• **THE REQUEST**: Find, in the records below, the line that contains "Reproduce this diagram with TikZ." and the line that contains "(0,0) rectangle (1337,1301);". Copy those two lines and everything between them exactly, but not the pictures.

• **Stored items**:
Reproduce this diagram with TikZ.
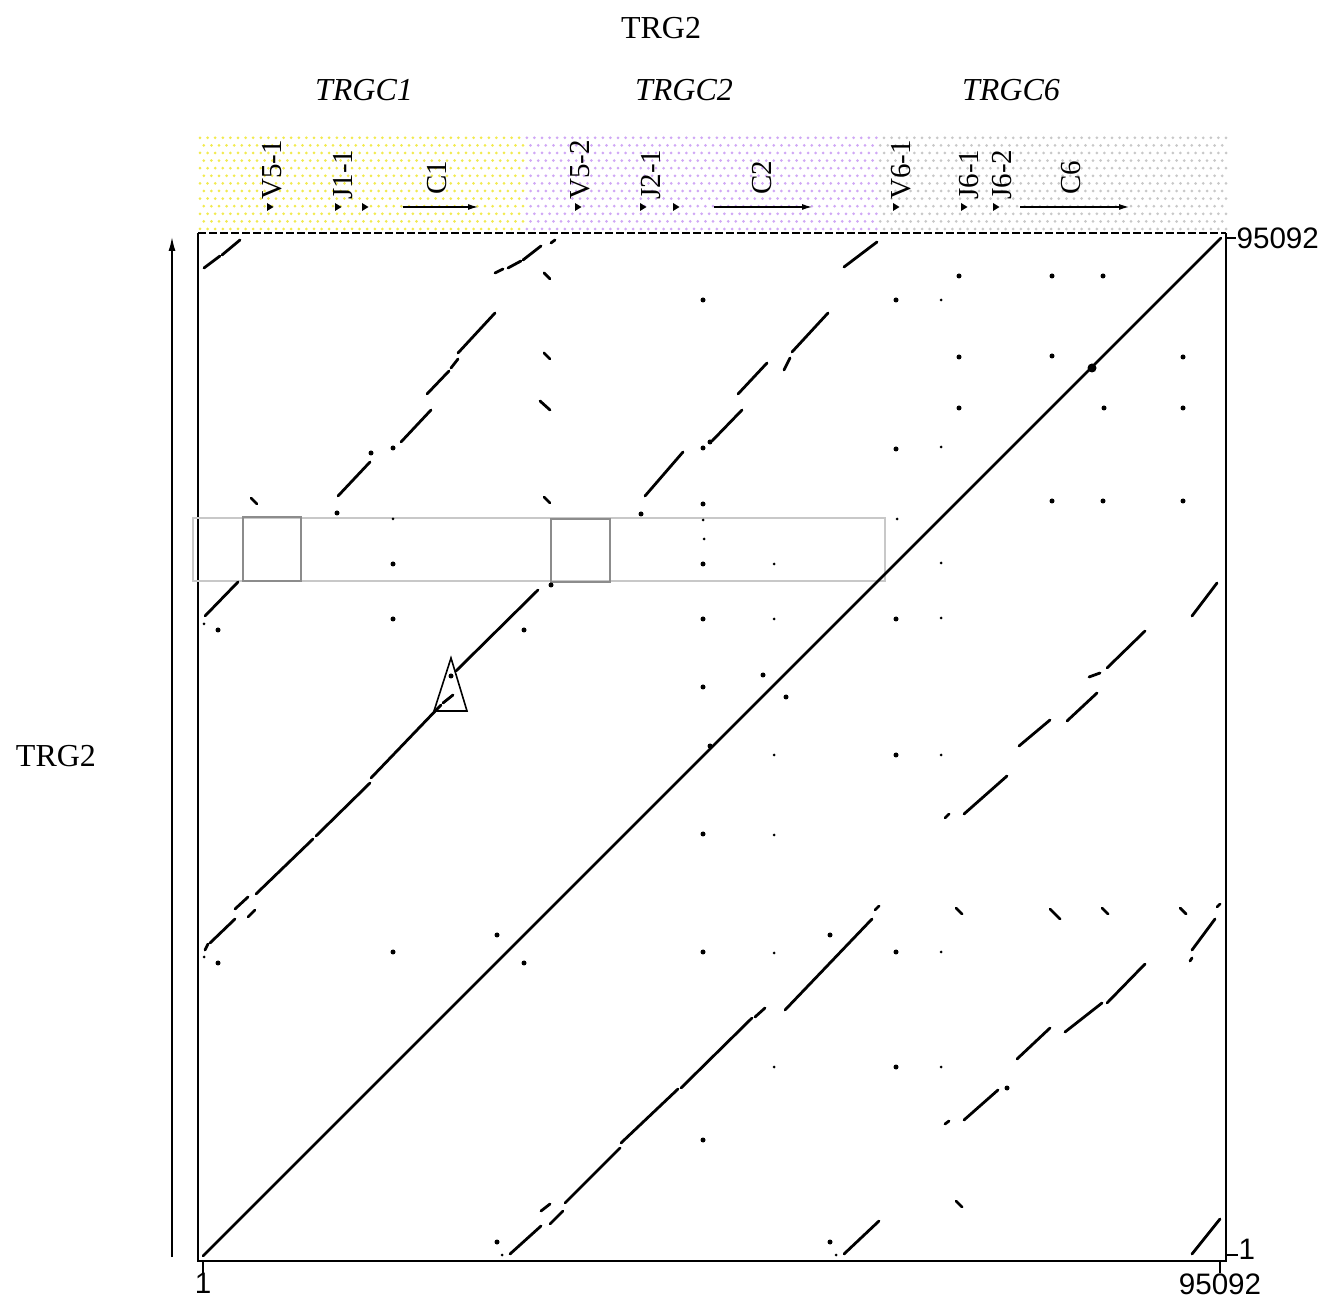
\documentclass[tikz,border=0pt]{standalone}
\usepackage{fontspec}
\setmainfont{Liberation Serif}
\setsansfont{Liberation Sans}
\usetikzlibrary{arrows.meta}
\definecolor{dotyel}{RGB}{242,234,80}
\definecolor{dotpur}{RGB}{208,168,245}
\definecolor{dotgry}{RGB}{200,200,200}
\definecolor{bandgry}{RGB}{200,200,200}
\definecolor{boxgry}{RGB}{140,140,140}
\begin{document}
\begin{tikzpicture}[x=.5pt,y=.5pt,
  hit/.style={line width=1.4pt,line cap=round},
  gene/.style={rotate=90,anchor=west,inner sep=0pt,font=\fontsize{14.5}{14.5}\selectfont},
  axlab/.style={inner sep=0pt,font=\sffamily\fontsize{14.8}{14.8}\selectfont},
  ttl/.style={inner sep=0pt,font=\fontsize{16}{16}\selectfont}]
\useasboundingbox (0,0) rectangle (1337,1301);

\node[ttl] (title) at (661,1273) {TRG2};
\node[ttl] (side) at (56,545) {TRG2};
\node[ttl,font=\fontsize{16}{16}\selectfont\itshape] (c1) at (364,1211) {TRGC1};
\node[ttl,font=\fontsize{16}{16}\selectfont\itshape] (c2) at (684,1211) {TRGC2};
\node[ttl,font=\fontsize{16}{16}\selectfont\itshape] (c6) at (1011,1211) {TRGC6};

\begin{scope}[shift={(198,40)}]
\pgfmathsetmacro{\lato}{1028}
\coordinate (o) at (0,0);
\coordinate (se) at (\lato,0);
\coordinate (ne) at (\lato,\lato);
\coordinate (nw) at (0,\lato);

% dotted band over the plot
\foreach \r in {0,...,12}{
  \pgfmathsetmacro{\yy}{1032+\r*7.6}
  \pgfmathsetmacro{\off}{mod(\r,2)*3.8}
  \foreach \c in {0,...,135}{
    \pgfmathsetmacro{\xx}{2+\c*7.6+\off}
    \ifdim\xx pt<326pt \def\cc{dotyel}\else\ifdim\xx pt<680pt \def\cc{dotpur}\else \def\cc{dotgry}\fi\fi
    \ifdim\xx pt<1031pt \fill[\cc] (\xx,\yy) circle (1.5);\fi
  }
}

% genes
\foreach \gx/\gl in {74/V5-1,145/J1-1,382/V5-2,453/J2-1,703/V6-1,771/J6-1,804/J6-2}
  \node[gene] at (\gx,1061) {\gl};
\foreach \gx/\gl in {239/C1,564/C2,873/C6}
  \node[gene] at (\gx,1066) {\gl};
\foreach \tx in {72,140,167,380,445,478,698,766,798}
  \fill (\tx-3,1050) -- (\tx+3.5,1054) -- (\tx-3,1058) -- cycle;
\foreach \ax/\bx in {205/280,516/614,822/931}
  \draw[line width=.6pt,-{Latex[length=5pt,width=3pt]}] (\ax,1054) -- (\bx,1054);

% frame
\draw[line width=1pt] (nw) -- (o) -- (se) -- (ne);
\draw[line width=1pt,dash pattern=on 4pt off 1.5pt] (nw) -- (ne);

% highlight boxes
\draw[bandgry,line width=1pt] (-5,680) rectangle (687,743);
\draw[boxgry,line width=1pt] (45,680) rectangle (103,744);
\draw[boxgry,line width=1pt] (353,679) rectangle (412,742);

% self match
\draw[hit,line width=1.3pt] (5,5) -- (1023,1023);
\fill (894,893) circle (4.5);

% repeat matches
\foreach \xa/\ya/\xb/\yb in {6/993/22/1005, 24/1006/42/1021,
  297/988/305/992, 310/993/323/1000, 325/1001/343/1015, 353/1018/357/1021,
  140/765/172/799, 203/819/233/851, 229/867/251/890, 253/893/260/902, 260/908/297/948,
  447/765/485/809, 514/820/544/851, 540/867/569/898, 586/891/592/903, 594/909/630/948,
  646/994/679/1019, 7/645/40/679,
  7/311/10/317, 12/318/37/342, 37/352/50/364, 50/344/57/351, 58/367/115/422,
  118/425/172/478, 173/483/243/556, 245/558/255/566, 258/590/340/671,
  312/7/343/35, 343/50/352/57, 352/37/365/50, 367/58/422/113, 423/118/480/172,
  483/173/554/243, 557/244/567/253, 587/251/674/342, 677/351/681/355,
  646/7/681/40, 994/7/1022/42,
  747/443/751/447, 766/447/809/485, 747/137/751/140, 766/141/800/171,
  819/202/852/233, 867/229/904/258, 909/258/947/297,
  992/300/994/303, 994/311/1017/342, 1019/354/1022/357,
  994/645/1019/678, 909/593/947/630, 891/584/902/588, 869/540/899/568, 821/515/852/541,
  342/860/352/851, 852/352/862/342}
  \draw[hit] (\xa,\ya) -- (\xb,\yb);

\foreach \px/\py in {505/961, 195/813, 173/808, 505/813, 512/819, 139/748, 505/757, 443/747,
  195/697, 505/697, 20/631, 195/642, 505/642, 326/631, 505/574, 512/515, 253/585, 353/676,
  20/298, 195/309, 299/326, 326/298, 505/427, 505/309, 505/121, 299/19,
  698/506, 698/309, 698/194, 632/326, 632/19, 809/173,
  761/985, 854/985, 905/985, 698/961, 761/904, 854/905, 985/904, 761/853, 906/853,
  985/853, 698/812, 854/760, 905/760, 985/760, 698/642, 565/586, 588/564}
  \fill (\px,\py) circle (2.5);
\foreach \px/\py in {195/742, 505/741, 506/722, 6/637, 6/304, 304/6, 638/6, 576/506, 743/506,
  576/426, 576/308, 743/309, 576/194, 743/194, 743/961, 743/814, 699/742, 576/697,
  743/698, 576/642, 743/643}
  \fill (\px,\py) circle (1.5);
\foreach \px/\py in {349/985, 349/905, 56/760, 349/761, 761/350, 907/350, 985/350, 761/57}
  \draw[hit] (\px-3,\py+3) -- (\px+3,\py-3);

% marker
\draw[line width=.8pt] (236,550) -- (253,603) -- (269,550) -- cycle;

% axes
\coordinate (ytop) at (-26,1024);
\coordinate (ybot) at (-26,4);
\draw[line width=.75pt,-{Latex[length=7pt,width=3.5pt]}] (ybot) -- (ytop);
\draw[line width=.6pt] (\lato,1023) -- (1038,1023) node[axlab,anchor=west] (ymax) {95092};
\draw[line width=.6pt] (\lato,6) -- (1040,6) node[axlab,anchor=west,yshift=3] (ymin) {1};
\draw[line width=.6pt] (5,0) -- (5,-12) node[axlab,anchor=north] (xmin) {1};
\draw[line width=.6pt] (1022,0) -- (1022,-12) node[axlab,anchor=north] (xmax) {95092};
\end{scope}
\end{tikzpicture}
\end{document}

==

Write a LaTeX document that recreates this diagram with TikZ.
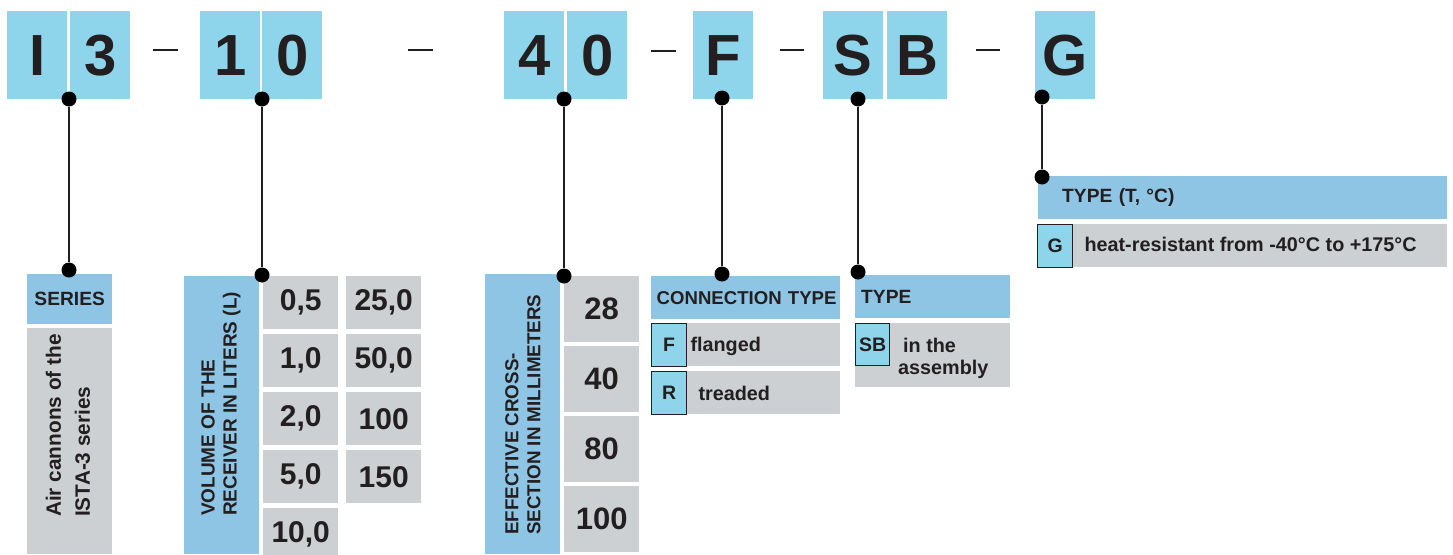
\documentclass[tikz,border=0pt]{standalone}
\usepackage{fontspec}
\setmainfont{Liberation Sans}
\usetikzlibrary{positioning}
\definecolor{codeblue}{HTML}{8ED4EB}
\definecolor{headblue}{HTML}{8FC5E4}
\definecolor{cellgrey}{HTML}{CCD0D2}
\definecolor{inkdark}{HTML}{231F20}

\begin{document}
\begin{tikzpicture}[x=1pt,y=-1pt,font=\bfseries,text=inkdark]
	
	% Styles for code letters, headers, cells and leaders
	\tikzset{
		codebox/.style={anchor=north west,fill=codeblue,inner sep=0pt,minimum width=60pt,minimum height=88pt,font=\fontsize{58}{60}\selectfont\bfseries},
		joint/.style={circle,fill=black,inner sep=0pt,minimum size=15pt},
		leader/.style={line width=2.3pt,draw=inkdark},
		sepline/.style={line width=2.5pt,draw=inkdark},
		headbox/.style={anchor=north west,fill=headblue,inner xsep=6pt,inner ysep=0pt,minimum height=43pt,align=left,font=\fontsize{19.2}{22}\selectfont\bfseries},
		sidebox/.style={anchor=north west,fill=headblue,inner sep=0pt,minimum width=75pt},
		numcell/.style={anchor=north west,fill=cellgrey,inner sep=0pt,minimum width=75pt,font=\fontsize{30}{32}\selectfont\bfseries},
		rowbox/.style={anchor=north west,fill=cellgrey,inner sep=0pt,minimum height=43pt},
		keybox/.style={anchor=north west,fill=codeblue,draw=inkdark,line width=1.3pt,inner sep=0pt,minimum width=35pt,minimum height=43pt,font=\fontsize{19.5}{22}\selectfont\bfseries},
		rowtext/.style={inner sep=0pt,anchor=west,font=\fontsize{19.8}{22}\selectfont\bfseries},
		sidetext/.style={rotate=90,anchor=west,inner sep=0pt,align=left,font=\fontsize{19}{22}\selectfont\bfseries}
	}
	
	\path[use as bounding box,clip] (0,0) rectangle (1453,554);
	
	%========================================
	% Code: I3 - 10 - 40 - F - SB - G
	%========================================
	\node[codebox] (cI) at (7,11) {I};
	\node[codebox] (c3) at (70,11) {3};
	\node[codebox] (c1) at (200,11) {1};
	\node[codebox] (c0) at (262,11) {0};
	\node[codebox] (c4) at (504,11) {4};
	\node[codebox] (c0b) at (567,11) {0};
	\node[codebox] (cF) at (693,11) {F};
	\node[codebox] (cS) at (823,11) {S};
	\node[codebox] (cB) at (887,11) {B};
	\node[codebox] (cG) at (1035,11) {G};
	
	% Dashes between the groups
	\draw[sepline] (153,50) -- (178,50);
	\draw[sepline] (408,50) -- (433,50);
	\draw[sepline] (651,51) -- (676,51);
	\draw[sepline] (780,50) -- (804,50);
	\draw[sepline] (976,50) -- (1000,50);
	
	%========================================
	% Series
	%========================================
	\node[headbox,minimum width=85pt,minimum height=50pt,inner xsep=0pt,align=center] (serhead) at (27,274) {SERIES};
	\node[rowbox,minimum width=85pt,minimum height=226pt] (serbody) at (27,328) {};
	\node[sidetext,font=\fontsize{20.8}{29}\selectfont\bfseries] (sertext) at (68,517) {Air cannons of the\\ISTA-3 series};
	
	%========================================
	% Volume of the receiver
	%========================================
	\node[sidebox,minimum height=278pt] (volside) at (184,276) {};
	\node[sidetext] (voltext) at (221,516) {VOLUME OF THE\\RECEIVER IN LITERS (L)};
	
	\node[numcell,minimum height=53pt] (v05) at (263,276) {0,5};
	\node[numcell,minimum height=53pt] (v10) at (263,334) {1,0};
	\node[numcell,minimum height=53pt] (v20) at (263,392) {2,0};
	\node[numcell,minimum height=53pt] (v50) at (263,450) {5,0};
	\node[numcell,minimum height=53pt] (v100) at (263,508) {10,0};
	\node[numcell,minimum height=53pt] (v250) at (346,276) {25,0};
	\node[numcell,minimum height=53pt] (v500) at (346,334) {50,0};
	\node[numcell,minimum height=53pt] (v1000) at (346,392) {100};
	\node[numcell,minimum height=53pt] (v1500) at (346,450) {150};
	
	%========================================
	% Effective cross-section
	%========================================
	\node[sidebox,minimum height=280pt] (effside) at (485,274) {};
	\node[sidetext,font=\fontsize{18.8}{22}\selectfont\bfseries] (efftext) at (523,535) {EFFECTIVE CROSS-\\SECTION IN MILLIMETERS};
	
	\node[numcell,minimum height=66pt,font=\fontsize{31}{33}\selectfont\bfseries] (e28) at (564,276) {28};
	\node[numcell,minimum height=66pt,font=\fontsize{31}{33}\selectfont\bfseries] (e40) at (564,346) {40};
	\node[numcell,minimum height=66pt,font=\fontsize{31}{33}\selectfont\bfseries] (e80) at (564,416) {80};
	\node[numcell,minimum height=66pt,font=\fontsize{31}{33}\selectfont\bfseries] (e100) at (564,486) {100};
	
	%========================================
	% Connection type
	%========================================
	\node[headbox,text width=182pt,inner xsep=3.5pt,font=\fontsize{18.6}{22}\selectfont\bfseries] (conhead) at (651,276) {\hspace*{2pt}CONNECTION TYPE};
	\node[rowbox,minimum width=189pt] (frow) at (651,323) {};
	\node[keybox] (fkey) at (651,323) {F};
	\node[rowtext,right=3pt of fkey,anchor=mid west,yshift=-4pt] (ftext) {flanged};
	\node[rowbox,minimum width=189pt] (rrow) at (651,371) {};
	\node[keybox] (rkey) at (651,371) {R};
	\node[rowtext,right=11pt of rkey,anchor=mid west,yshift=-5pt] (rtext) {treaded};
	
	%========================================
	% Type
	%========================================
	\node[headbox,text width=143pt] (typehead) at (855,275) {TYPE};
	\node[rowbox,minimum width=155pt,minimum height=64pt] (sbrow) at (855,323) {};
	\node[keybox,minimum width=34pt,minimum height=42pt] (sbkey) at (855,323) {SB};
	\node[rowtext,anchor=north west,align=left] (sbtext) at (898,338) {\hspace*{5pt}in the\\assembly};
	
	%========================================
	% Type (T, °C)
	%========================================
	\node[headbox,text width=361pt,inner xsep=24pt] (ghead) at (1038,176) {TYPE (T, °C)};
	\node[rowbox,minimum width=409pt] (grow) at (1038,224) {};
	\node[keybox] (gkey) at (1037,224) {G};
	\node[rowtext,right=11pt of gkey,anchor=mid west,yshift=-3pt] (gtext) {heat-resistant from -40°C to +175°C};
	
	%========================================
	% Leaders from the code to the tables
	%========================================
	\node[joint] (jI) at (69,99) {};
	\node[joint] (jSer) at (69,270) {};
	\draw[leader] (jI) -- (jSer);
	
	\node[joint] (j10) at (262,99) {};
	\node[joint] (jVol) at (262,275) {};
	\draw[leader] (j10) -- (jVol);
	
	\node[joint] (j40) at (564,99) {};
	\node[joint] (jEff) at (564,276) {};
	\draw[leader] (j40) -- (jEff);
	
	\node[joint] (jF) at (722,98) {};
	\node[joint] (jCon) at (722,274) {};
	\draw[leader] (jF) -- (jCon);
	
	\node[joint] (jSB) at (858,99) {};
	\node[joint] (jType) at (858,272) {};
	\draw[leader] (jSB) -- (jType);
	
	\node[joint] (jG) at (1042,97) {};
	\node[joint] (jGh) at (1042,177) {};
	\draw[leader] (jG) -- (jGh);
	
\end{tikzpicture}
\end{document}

• **FULL SOLUTION**:
Reproduce this diagram with TikZ.
\documentclass[tikz,border=0pt]{standalone}
\usepackage{fontspec}
\setmainfont{Liberation Serif}
\setsansfont{Liberation Sans}
\usetikzlibrary{arrows.meta}
\definecolor{dotyel}{RGB}{242,234,80}
\definecolor{dotpur}{RGB}{208,168,245}
\definecolor{dotgry}{RGB}{200,200,200}
\definecolor{bandgry}{RGB}{200,200,200}
\definecolor{boxgry}{RGB}{140,140,140}
\begin{document}
\begin{tikzpicture}[x=.5pt,y=.5pt,
  hit/.style={line width=1.4pt,line cap=round},
  gene/.style={rotate=90,anchor=west,inner sep=0pt,font=\fontsize{14.5}{14.5}\selectfont},
  axlab/.style={inner sep=0pt,font=\sffamily\fontsize{14.8}{14.8}\selectfont},
  ttl/.style={inner sep=0pt,font=\fontsize{16}{16}\selectfont}]
\useasboundingbox (0,0) rectangle (1337,1301);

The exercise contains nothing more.